■ **Work to complete**:
Answer with one number only: the number of lines that include the word "chart".

-- START OF Recorded data --

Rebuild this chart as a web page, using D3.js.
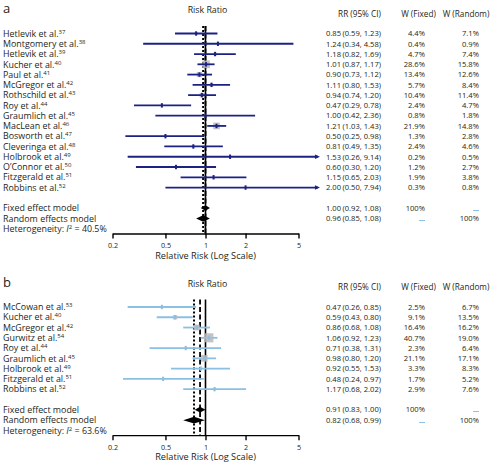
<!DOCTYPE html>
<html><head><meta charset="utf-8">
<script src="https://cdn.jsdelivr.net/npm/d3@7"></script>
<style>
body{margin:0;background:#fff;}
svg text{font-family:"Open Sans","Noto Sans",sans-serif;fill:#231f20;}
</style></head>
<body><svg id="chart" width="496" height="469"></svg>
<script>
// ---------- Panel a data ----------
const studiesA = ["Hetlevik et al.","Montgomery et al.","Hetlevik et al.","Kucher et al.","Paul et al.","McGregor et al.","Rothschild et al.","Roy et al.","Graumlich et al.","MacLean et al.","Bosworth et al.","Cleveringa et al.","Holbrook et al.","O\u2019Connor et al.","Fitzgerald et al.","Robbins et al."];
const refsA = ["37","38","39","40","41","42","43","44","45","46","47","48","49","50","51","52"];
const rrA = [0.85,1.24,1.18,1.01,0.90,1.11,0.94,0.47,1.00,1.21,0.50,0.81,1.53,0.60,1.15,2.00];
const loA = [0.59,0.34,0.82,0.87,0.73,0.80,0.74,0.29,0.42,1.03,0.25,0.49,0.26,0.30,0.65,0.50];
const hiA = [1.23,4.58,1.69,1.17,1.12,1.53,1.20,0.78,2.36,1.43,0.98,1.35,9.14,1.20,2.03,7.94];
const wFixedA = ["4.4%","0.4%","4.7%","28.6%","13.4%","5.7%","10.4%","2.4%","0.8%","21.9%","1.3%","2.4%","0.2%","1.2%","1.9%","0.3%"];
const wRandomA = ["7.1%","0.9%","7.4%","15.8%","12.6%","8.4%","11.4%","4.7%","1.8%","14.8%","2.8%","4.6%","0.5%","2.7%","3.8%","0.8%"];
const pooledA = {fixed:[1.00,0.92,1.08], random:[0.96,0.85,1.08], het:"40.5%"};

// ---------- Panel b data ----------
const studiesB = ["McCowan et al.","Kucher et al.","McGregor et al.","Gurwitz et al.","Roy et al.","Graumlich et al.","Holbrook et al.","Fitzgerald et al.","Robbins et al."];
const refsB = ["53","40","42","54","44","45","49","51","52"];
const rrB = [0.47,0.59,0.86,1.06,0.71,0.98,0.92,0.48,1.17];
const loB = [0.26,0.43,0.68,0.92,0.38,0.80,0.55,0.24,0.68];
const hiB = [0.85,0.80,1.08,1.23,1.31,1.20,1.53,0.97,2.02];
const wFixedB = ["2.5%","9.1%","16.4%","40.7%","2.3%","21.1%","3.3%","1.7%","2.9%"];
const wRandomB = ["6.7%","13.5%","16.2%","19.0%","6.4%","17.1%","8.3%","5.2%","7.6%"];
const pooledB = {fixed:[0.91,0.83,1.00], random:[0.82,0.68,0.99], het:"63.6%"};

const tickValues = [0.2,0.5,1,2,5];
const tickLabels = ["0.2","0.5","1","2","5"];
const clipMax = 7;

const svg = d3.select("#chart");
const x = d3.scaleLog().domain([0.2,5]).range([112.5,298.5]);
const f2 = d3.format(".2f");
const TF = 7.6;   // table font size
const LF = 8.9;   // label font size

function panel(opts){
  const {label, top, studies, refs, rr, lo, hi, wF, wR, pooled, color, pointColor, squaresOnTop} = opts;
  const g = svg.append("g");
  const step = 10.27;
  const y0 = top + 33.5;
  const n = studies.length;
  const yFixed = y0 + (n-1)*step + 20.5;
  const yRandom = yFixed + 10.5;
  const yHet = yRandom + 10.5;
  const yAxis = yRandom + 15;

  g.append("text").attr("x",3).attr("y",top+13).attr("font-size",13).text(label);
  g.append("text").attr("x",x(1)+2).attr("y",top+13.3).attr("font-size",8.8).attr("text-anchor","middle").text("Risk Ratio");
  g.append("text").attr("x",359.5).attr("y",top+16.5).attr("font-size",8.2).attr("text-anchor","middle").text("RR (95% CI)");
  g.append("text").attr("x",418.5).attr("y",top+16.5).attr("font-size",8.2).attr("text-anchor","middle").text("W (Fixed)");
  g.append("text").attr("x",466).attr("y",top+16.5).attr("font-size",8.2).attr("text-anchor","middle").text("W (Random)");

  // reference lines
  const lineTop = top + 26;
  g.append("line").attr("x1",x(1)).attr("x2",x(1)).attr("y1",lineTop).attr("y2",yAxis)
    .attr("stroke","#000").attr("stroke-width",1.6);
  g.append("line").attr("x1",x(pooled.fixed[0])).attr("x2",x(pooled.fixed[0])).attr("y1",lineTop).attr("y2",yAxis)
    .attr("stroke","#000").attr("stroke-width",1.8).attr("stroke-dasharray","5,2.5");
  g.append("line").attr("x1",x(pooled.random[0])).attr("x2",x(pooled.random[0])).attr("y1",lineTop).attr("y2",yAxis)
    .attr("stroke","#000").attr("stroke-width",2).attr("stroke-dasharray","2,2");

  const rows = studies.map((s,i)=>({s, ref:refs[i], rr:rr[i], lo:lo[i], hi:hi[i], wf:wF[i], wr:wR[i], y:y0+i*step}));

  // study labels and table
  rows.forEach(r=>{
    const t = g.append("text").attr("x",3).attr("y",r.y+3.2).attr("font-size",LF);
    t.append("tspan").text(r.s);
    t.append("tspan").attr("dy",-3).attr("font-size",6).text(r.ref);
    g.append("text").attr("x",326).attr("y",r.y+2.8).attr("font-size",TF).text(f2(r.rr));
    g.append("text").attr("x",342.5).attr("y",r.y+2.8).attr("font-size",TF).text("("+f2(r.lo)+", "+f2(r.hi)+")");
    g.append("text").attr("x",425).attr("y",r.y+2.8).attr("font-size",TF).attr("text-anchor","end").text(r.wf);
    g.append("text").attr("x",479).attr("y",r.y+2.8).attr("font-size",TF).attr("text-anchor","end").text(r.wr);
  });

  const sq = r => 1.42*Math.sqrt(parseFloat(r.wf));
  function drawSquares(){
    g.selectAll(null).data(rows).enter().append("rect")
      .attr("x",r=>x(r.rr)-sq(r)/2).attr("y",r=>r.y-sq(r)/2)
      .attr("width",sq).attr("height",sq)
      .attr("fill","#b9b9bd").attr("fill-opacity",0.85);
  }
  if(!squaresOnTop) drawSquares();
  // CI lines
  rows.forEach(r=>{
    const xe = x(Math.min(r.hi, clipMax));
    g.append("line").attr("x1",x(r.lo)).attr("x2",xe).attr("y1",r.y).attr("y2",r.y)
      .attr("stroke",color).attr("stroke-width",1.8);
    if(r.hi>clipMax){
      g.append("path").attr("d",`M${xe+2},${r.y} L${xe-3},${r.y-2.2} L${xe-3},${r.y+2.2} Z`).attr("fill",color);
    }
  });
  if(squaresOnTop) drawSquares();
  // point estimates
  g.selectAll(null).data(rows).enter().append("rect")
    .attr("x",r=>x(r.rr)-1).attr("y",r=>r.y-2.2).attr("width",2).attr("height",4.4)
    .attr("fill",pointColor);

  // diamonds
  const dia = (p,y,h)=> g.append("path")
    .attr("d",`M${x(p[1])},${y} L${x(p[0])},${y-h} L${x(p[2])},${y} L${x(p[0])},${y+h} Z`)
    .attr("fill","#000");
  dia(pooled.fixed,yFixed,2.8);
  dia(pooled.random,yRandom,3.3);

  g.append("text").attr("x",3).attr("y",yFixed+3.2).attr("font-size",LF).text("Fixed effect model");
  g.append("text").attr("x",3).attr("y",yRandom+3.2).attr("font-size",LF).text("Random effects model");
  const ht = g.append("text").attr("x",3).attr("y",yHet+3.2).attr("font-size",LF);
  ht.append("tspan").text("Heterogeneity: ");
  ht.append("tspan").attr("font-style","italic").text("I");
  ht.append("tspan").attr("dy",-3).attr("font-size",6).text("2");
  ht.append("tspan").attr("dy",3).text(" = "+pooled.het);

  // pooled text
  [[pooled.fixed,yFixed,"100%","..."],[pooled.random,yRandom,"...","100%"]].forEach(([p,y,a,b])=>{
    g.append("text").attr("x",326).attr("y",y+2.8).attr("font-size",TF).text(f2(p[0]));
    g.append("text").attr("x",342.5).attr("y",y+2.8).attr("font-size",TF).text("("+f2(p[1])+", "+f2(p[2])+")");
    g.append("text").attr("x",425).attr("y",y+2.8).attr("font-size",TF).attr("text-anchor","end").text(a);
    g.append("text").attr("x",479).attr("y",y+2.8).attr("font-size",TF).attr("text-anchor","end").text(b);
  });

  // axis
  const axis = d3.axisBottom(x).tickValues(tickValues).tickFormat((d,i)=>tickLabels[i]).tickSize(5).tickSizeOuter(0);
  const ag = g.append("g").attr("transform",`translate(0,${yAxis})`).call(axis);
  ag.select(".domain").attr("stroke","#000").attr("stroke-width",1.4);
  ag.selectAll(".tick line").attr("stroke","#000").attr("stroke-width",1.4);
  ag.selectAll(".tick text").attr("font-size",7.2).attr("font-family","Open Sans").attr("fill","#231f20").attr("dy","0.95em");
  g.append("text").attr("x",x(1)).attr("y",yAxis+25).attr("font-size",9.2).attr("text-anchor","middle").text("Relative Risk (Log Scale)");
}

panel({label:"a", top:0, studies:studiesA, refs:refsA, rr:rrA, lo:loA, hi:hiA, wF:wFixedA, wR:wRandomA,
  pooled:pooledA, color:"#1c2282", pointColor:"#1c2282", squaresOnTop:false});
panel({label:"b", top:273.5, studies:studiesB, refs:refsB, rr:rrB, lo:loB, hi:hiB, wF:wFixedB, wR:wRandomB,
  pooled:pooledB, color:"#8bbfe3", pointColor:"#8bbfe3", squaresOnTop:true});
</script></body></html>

-- END OF Recorded data --

■ **Task answer**:
3